C’est d’ailleurs l’un des problèmes de plus en plus criants de notre vision marchande du développement moderne : plus il y a d’argent en jeu, moins il y a de sens éthique pour lui conserver son rôle premier d’agent pour l’échange des valeurs et préserver ainsi la qualité de vie de tous. Dommage que l’argent appartienne au secteur privé et qu’il soit géré par les banques, car il devrait être résolument communautaire puisqu’il sert de référence dans tous les pays et toutes clientèles confondues.

Si nous vidons les ressources de nos océans sans nous soucier de leur pérennité et que nous remplissons nos banques et nos comptes hors frontières sans nous soucier des conséquences pour les plus démunis, nous sommes indéniablement des êtres mus par des valeurs abstraites qui ne tiendront pas longtemps la route, surtout quand il ne nous restera collectivement que de l’argent entre les mains.

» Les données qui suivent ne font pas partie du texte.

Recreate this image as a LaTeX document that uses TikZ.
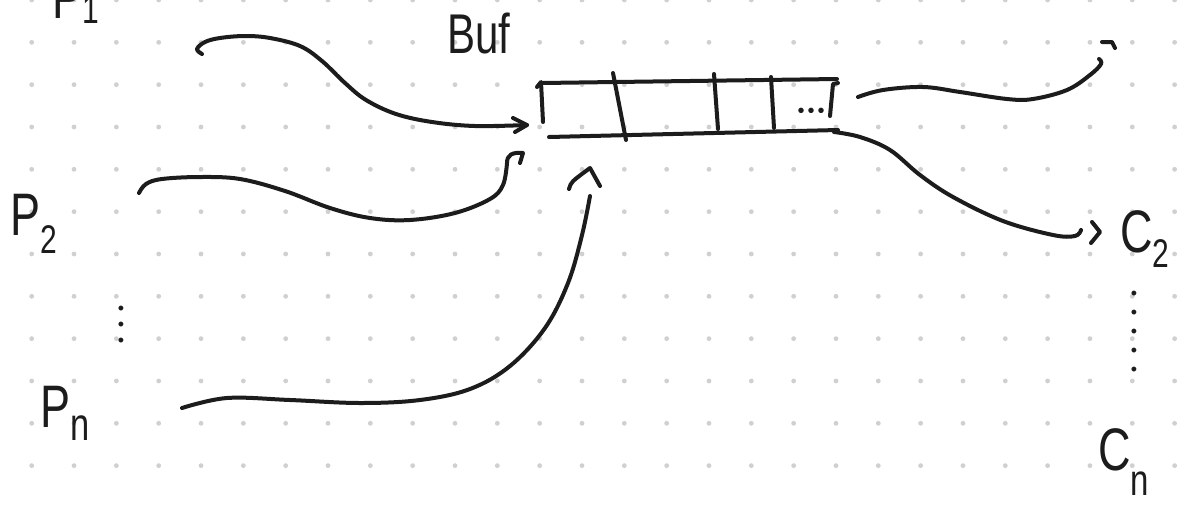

Devant notre réaction face à la disparition de nos ressources essentielles et la préférence que nous accordons à notre course effrénée pour l’obtention d’une part d’un marché, il se peut que l’importance de l’argent comme vecteur de développement social ne fasse plus partie du prochain grand changement de paradigme.

michel_delage

Monnaie : WIKIPÉDIA : Une monnaie se caractérise par la confiance qu’ont ses utilisateurs dans la persistance de sa valeur et de sa capacité à servir de moyen d’échange. Elle a donc des dimensions sociales, politiques, psychologiques, juridiques et économiques. En période de troubles, de perte de confiance, une monnaie de nécessité peut apparaître.